In deze uitspraak van de Rechtbank Zeeland-West-Brabant op 14 november 2022, wordt het beroep van belanghebbende tegen de uitspraak op bezwaar van de inspecteur van de Belastingdienst behandeld. De inspecteur had aan belanghebbende een aanslag inkomstenbelasting en premie volksverzekeringen (IB/PVV) opgelegd voor het jaar 2018, waarbij een belastbaar inkomen uit werk en woning van € 2.912 en een belastbaar inkomen uit sparen en beleggen van € 14.032 was vastgesteld. Tevens was er een verzuimboete van € 369 opgelegd, welke door de inspecteur werd vernietigd na bezwaar van belanghebbende.
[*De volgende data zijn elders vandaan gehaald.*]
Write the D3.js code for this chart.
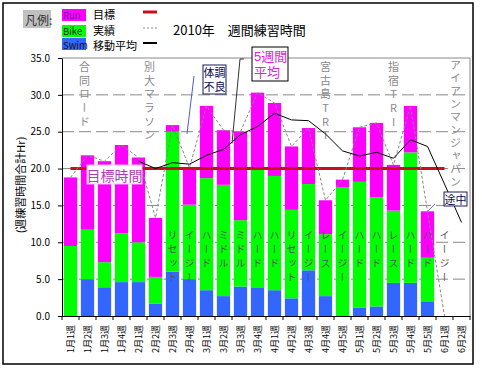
<!DOCTYPE html>
<html>
<head>
<meta charset="utf-8">
<script src="https://cdn.jsdelivr.net/npm/d3@7"></script>
<style>
  body { margin: 0; background: #fff; }
  text { font-family: "Noto Sans CJK JP", sans-serif; }
  .vert { writing-mode: vertical-rl; text-orientation: upright; }
  .note { font-family: "Liberation Sans", "Noto Sans CJK JP", sans-serif; }
</style>
</head>
<body>
<div id="chart"></div>
<script>
// DATA ===========================================================================================
const weeks = ['1月1週','1月2週','1月3週','1月4週','2月1週','2月2週','2月3週','2月4週',
  '3月1週','3月2週','3月3週','3月4週','4月1週','4月2週','4月3週','4月4週','4月5週',
  '5月1週','5月2週','5月3週','5月4週','5月5週','6月1週','6月2週']

const swim = [0, 5.0, 3.9, 4.6, 4.6, 1.7, 6.0, 5.0, 3.5, 2.7, 4.0, 3.8, 3.5, 2.4, 6.2, 2.7, 0, 1.1, 1.3, 4.5, 4.5, 2.0, 0, 0]
const bike = [9.5, 6.7, 3.4, 6.6, 5.4, 3.6, 19.0, 10.1, 15.2, 15.1, 9.0, 16.3, 15.5, 12.0, 11.7, 8.4, 17.5, 17.1, 14.8, 9.8, 17.7, 5.9, 0, 0]
const run  = [9.3, 10.1, 13.7, 12.0, 11.5, 8.0, 0.9, 5.0, 9.8, 7.4, 12.0, 10.2, 9.9, 8.6, 7.6, 4.6, 1.0, 7.4, 10.1, 6.2, 6.3, 6.3, 0, 0]

// 実績 (total per week), 目標, 5週移動平均
const actual = [18.8, 21.8, 21.0, 23.2, 21.5, 13.3, 25.9, 20.1, 28.5, 25.2, 25.0, 30.3, 28.9, 23.0, 25.5, 15.7, 18.5, 25.6, 26.2, 20.5, 28.5, 14.2, 0, null]
const target = [20, 20, 20, 20, 20, 20, 20, 20, 20, 20, 20, 20, 20, 20, 20, 20, 20, 20, 20, 20, 20, 20, 20, null]
const movingAvg = [null, null, null, null, 21.0, 20.0, 20.8, 20.6, 21.8, 22.6, 24.6, 25.7, 27.5, 26.6, 26.5, 24.7, 22.4, 21.7, 22.2, 21.4, 23.9, 23.0, 17.9, 12.7]

const yTicks = [0, 5, 10, 15, 20, 25, 30, 35]

// training type written inside the bars
const intensity = ['', '', '', '', '', '', 'リセット', 'イージー', 'ハード', 'ミドル', 'ミドル', 'ハード', 'ハード',
  'リセット', 'イージー', 'レース', 'イージー', 'ハード', 'ハード', 'レース', 'ハード', 'ハード', 'イージー', '']

// races written at the top of the plot
const races = [
  {week: '1月2週', name: '合同ロード'},
  {week: '2月2週', name: '別大マラソン'},
  {week: '4月4週', name: '宮古島TRI'},
  {week: '5月3週', name: '指宿TRI'},
  {week: '6月2週', name: 'アイアンマンジャパン'}
]

// SET UP =========================================================================================
const width = 482
const height = 376
const plot = {left: 62, right: 470, top: 58, bottom: 316}

const svg = d3.select('#chart')
  .append('svg')
  .attr('width', width)
  .attr('height', height)

svg.append('rect')
  .attr('x', 3).attr('y', 3)
  .attr('width', 470).attr('height', 361)
  .attr('fill', '#fff')
  .attr('stroke', '#000')
  .attr('stroke-width', 1.5)

// SCALES =========================================================================================
const x = d3.scaleBand()
  .domain(weeks)
  .range([plot.left, plot.right])
  .paddingInner(0.22)
  .paddingOuter(0.11)
const xc = i => x(weeks[i]) + x.bandwidth() / 2

const y = d3.scaleLinear()
  .domain([0, 35])
  .range([plot.bottom, plot.top])

// GRID ===========================================================================================
svg.append('g')
  .selectAll('line')
  .data(yTicks.filter(t => t > 0 && t < 35))
  .join('line')
    .attr('x1', plot.left).attr('x2', plot.right)
    .attr('y1', d => y(d)).attr('y2', d => y(d))
    .attr('stroke', '#888')
    .attr('stroke-dasharray', '12,5')

svg.append('path')
  .attr('d', `M${plot.left},${y(35)}H${plot.right}V${plot.bottom}`)
  .attr('fill', 'none')
  .attr('stroke', '#888')

// BARS ===========================================================================================
const colors = {swim: '#3366ff', bike: '#00ff00', run: '#ff00ff'}
const table = weeks.map((w, i) => ({week: w, swim: swim[i], bike: bike[i], run: run[i]}))
const series = d3.stack().keys(['swim', 'bike', 'run'])(table)

svg.append('g')
  .selectAll('g')
  .data(series)
  .join('g')
    .attr('fill', d => colors[d.key])
  .selectAll('rect')
  .data(d => d)
  .join('rect')
    .attr('x', d => x(d.data.week))
    .attr('y', d => y(d[1]))
    .attr('height', d => y(d[0]) - y(d[1]))
    .attr('width', x.bandwidth())

// vertical (tategaki) text, first character centred at (cx, y0), advance = step
function vtext(g, str, cx, y0, step, size) {
  g.append('text')
    .attr('class', 'vert')
    .attr('x', cx)
    .attr('y', y0 - size / 2)
    .attr('font-size', size)
    .attr('letter-spacing', step - size)
    .text(str)
}

const inBar = svg.append('g').attr('fill', '#555')
intensity.forEach((s, i) => { if (s) vtext(inBar, s, xc(i), 235, 14, 10) })

const raceG = svg.append('g').attr('fill', '#8a8a8a')
const raceShift = {'1月2週': -3, '2月2週': -6, '6月2週': -6}
races.forEach(r => {
  const i = weeks.indexOf(r.week)
  const long = r.name.length > 8
  vtext(raceG, r.name, xc(i) + (raceShift[r.week] || 0), long ? 65 : 67, long ? 13 : 13.6, 11)
})

// LINES ==========================================================================================
const line = d3.line()
  .defined(d => d != null)
  .x((d, i) => xc(i))
  .y(d => y(d))

svg.append('path')
  .datum(target)
  .attr('d', line)
  .attr('fill', 'none')
  .attr('stroke', '#c8101a')
  .attr('stroke-width', 3)

svg.append('path')
  .datum(actual)
  .attr('d', line)
  .attr('fill', 'none')
  .attr('stroke', '#888')
  .attr('stroke-dasharray', '3,2')

svg.append('path')
  .datum(movingAvg)
  .attr('d', line)
  .attr('fill', 'none')
  .attr('stroke', '#000')
  .attr('stroke-width', 1)

// AXES ===========================================================================================
const yAxis = svg.append('g')
  .attr('transform', `translate(${plot.left},0)`)
  .call(d3.axisLeft(y).tickValues(yTicks).tickFormat(d3.format('.1f')).tickSize(4).tickSizeOuter(0).tickPadding(8))
yAxis.selectAll('text')
  .attr('font-family', '"Liberation Sans", Arial, sans-serif')
  .attr('font-size', 10)
  .attr('fill', '#000')

const xAxis = svg.append('g')
  .attr('transform', `translate(0,${plot.bottom})`)
  .call(d3.axisBottom(x).tickSize(0).tickSizeOuter(0))
xAxis.selectAll('text')
  .attr('transform', 'rotate(-90)')
  .attr('x', -9)
  .attr('y', 0)
  .attr('dy', '0.35em')
  .attr('text-anchor', 'end')
  .attr('font-family', '"Noto Sans CJK JP", sans-serif')
  .attr('font-size', 9)
  .attr('fill', '#000')
xAxis.select('.domain').attr('stroke-width', 1.2)

// category boundary ticks
svg.append('g')
  .selectAll('line')
  .data(d3.range(weeks.length + 1))
  .join('line')
    .attr('x1', i => plot.left + i * x.step())
    .attr('x2', i => plot.left + i * x.step())
    .attr('y1', plot.bottom)
    .attr('y2', plot.bottom + 4)
    .attr('stroke', '#000')

svg.append('text')
  .attr('transform', 'translate(20,185) rotate(-90)')
  .attr('text-anchor', 'middle')
  .attr('dominant-baseline', 'central')
  .attr('font-size', 11)
  .text('(週練習時間合計Hr)')

// CALLOUTS =======================================================================================
// 目標時間
svg.append('rect')
  .attr('x', 87).attr('y', 165).attr('width', 55).attr('height', 19)
  .attr('fill', '#fff').attr('stroke', '#f4b8f4')
svg.append('text')
  .attr('x', 114.5).attr('y', 175)
  .attr('text-anchor', 'middle').attr('dominant-baseline', 'central')
  .attr('font-size', 14).attr('fill', '#b23cb2')
  .text('目標時間')

// 体調不良
svg.append('line')
  .attr('x1', 194).attr('y1', 76).attr('x2', 187).attr('y2', y(actual[7]) - 34)
  .attr('stroke', '#4a5fd0')
svg.append('rect')
  .attr('x', 203).attr('y', 65).attr('width', 23).attr('height', 29)
  .attr('fill', '#fff').attr('stroke', '#1a1a5a')
const sick = svg.append('text').attr('class', 'note').attr('x', 214.5).attr('y', 73).attr('text-anchor', 'middle')
  .attr('dominant-baseline', 'central').attr('font-size', 11).attr('fill', '#0a0a50')
sick.append('tspan').attr('x', 214.5).text('体調')
sick.append('tspan').attr('x', 214.5).attr('dy', 14).text('不良')

// 5週間平均
svg.append('path')
  .attr('d', `M244,59H240L${(xc(9) + xc(10)) / 2},${y(23.4)}`)
  .attr('fill', 'none').attr('stroke', '#333')
svg.append('rect')
  .attr('x', 252).attr('y', 47).attr('width', 36).attr('height', 34)
  .attr('fill', '#fff').attr('stroke', '#000')
const avgNote = svg.append('text').attr('class', 'note').attr('x', 254).attr('y', 56)
  .attr('dominant-baseline', 'central').attr('font-size', 13).attr('fill', '#e020e0')
avgNote.append('tspan').attr('x', 254).text('5週間')
avgNote.append('tspan').attr('x', 254).attr('dy', 16).text('平均')

// 途中
svg.append('line')
  .attr('x1', 435).attr('y1', 204).attr('x2', xc(21)).attr('y2', y(actual[21]))
  .attr('stroke', '#5a6ad8')
svg.append('rect')
  .attr('x', 444).attr('y', 192).attr('width', 23).attr('height', 14)
  .attr('fill', '#fff').attr('stroke', '#1a1a5a')
svg.append('text').attr('x', 455.5).attr('y', 199).attr('text-anchor', 'middle')
  .attr('dominant-baseline', 'central').attr('font-size', 11).attr('fill', '#0a0a50').text('途中')

// LEGEND & TITLE =================================================================================
svg.append('rect').attr('x', 23).attr('y', 10).attr('width', 28).attr('height', 18).attr('fill', '#c0c0c0')
svg.append('text').attr('x', 25).attr('y', 19).attr('dominant-baseline', 'central')
  .attr('font-size', 12).attr('fill', '#333').text('凡例:')

const keys = [
  {name: 'Run', fill: colors.run, text: '#6a1a9a', y: 9, ty: 15},
  {name: 'Bike', fill: colors.bike, text: '#222', y: 25, ty: 31},
  {name: 'Swim', fill: colors.swim, text: '#111', y: 38, ty: 45}
]
const leg = svg.append('g')
leg.selectAll('rect').data(keys).join('rect')
  .attr('x', 62).attr('y', d => d.y).attr('width', 24).attr('height', 12).attr('fill', d => d.fill)
leg.selectAll('text').data(keys).join('text')
  .attr('x', 63).attr('y', d => d.ty).attr('dominant-baseline', 'central')
  .attr('font-family', '"Liberation Sans", Arial, sans-serif').attr('font-size', 9.5)
  .attr('fill', d => d.text).text(d => d.name)

const lineKeys = [
  {name: '目標', y: 14, stroke: '#c8101a', w: 3, dash: null},
  {name: '実績', y: 30, stroke: '#888', w: 1, dash: '2,2'},
  {name: '移動平均', y: 45, stroke: '#000', w: 2, dash: null}
]
lineKeys.forEach(k => {
  svg.append('text').attr('x', 93).attr('y', k.y).attr('dominant-baseline', 'central')
    .attr('font-size', 11).attr('fill', '#000').text(k.name)
  svg.append('line').attr('x1', 143).attr('x2', 157).attr('y1', k.y - 2).attr('y2', k.y - 2)
    .attr('stroke', k.stroke).attr('stroke-width', k.w).attr('stroke-dasharray', k.dash)
})

svg.append('text')
  .attr('x', 173).attr('y', 29)
  .attr('dominant-baseline', 'central')
  .attr('font-size', 13)
  .text('2010年　週間練習時間')
</script>
</body>
</html>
Belanghebbende, die op 24 augustus 2018 naar Nederland was geremigreerd, betwistte de aanslag, met name de behandeling van de waarde van zijn woning in [plaats] in de grondslag voor sparen en beleggen. De rechtbank beoordeelt of de inspecteur de aanslag correct heeft vastgesteld, met inachtneming van de fiscale regels omtrent buitenlandse en binnenlandse belastingplicht. Belanghebbende stelde dat de woning in [plaats] vanaf de migratiedatum als eigen woning functioneerde en dat de wettelijke regeling onterecht leidde tot belasting in box 3 voor de periode waarin hij binnenlands belastingplichtig was.
De rechtbank concludeert dat de inspecteur de aanslag terecht heeft gehandhaafd. De waarde van de woning moet worden aangemerkt als bezitting voor de belastingheffing op basis van de peildatum 1 januari, ongeacht de wijziging in belastingplicht gedurende het jaar. De rechtbank oordeelt dat er geen reden is om aan te nemen dat de aanslag te hoog is vastgesteld en verklaart het beroep ongegrond. Belanghebbende krijgt geen griffierecht terug en ook geen vergoeding van proceskosten.